What it will take to reach an innovation?

N/A

What’s next?

Continue elevating the economic opportunity this initiative offers for the region. With the launch of the Center for Economic Inclusion we will expand our impact through increased focus on policy changes to accelerate employment growth. We focus on increased racial equity and inclusion through public policy, employer policies and practices, and continued innovation within the service delivery system to sustain and scale current impact and improve results.

We will address several trends that may impact our ability to connect Black men to sustainable work:
• Transit-Investment Driven Development: Increase access for Northsiders cut-off from opportunity by limited car ownership and efficient transit routes to major job hubs.
• Signs of Gentrification & Mobility: North Minneapolis is perhaps the last area to be gentrified, often leading to displacement of low-income residents.
• Increase Focus on Regionalism: Compared to other areas, the MSP has lagged in identifying and marketing itself as a region.
• Shifting Funding Landscape: Increased movement toward less federal investment in poverty alleviation and workforce preparation (particularly for lower-income individuals)

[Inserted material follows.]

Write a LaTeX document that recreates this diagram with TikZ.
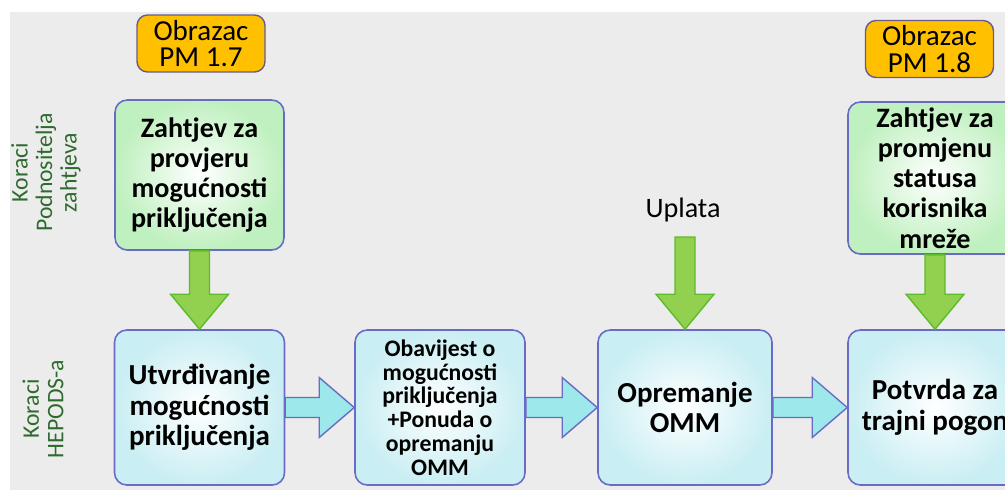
\documentclass[tikz,border=0pt]{standalone}
\usepackage{fontspec}
\setmainfont{Carlito}
\usetikzlibrary{calc}

\definecolor{bggray}{HTML}{ECECEC}
\definecolor{formfill}{HTML}{FFC000}
\definecolor{formline}{HTML}{6A5A8A}
\definecolor{boxline}{HTML}{6B6BC6}
\definecolor{greenout}{HTML}{BFF0BF}
\definecolor{cyanout}{HTML}{C9EEF3}
\definecolor{greenarrow}{HTML}{92D050}
\definecolor{greenedge}{HTML}{5DBB2C}
\definecolor{cyanarrow}{HTML}{9CE8EA}
\definecolor{labelgreen}{HTML}{2F6B2F}

\tikzset{
	form/.style={draw=formline, line width=0.8pt, fill=formfill, rounded corners=6pt,
		minimum width=2.56cm, minimum height=1.14cm, inner sep=0pt, align=center,
		font=\fontsize{16.5}{15}\selectfont},
	request/.style={draw=boxline, line width=0.9pt, rounded corners=7pt,
		inner color=white, outer color=greenout, minimum width=3.38cm, minimum height=3cm,
		inner sep=0pt, align=center, font=\bfseries\fontsize{16}{17.2}\selectfont},
	stage/.style={draw=boxline, line width=0.9pt, rounded corners=7pt,
		inner color=white, outer color=cyanout, minimum width=3.4cm, minimum height=3.1cm,
		inner sep=0pt, align=center, font=\bfseries\fontsize{16.5}{17.5}\selectfont},
	lane/.style={rotate=90, align=center, text=labelgreen, font=\fontsize{13.5}{14}\selectfont},
	downflow/.style={draw=greenedge, line width=0.8pt, fill=greenarrow},
	sideflow/.style={draw=boxline, line width=0.8pt, fill=cyanarrow}
}

% vertical block arrow: from #1 down to #2
\newcommand{\downarrowblk}[2]{
	\draw[downflow] ($(#1)+(-0.2,0)$) -- ($(#2)+(-0.2,0.7)$) -- ($(#2)+(-0.58,0.7)$)
		-- (#2) -- ($(#2)+(0.58,0.7)$) -- ($(#2)+(0.2,0.7)$) -- ($(#1)+(0.2,0)$) -- cycle;
}
% horizontal block arrow: from #1 right to #2
\newcommand{\sidearrowblk}[2]{
	\draw[sideflow] ($(#1)+(0,0.2)$) -- ($(#2)+(-0.7,0.2)$) -- ($(#2)+(-0.7,0.6)$)
		-- (#2) -- ($(#2)+(-0.7,-0.6)$) -- ($(#2)+(-0.7,-0.2)$) -- ($(#1)+(0,-0.2)$) -- cycle;
}

\begin{document}
\begin{tikzpicture}
	% Background
	\useasboundingbox (0,0) rectangle (20.1,-9.8);
	\fill[white] (0,0) rectangle (20.1,-9.8);
	\fill[bggray] (0.2,-0.24) rectangle (20.1,-9.8);
	% Lanes
	\node[lane] (lane1) at (0.92,-3.45) {Koraci\\Podnositelja\\zahtjeva};
	\node[lane] (lane2) at (0.86,-8.18) {Koraci\\HEPODS-a};
	% Forms
	\node[form] (pm17) at (4.02,-0.87) {Obrazac\\PM 1.7};
	\node[form] (pm18) at (18.59,-0.98) {Obrazac\\PM 1.8};
	% Applicant steps
	\node[request] (z1) at (3.99,-3.5) {Zahtjev za\\provjeru\\mogućnosti\\priključenja};
	\node[request, minimum width=3.48cm, minimum height=3.04cm] (z4) at (18.7,-3.56)
		{Zahtjev za\\promjenu\\statusa\\korisnika\\mreže};
	\node[font=\fontsize{16}{17}\selectfont] (uplata) at (13.66,-4.2) {Uplata};
	\coordinate (u3top) at (13.7,-4.74);
	% Operator steps
	\node[stage] (u1) at (3.99,-8.15) {Utvrđivanje\\mogućnosti\\priključenja};
	\node[stage, font=\bfseries\fontsize{13.5}{13.5}\selectfont] (u2) at (8.8,-8.15)
		{Obavijest o\\mogućnosti\\priključenja\\+Ponuda o\\opremanju\\OMM};
	\node[stage, minimum width=3.48cm] (u3) at (13.7,-8.15) {Opremanje\\OMM};
	\node[stage, minimum width=3.48cm] (u4) at (18.7,-8.15) {Potvrda za\\trajni pogon};
	% Arrows
	\downarrowblk{z1.south}{u1.north}
	\downarrowblk{u3top}{u3.north}
	\downarrowblk{z4.south}{u4.north}
	\sidearrowblk{u1.east}{u2.west}
	\sidearrowblk{u2.east}{u3.west}
	\sidearrowblk{u3.east}{u4.west}
\end{tikzpicture}
\end{document}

If you could do it all over again…

As we began North@Work, we thought a lot about the energy and promise of collaborating among a group of community-based partners. We anticipated some of the tension that might arise, and in some respects, we planned for that by creating lots of opportunity for communication, setting of shared expectations, and a collaborative learning approach. However, we did not plan sufficiently for the natural turnover of staff within partner organizations. During the grant period, we have had 46 individual staff from among all our partners engaged in this work. Of that number, 12 staff have left – a turnover rate exceeding 25%. We are not sure that this is unusual in the world of nonprofit service providers, however, it does require a level of planning for “on-boarding” new staff that we have not had in place and did not anticipate needing. As a result, we would advise ourselves to plan for that in advance if given the opportunity to start over.

One last thought

We share our observation about connecting employers within the workforce development arena: it is complex. Typically, service provider relationships with employers are transactional (i.e., look for immediate job openings and identify potential candidates). With North@Work, we envisioned creating deeper relationships that consider longer-term opportunities and advancement for employees, as well as helping employers look closely at workplace culture, hiring practices and retention strategies. During the grant period, we’ve cultivated a close working relationship with several business associations and intermediaries which led to relationships with business leaders, however, serious systemic barriers around race inhibit needed progress. Minnesota’s form of exclusion is often quiet, and includes excuses related to liability, insurability, and customer exposure to continue exclusive practices within their firms. Other times, more overt individual racist behavior keeps people of color from consideration or hiring (e.g., exclusion based on name and geography remain prevalent). We remain committed to addressing this systemic issue, and appreciate the Foundation’s investment as we do so.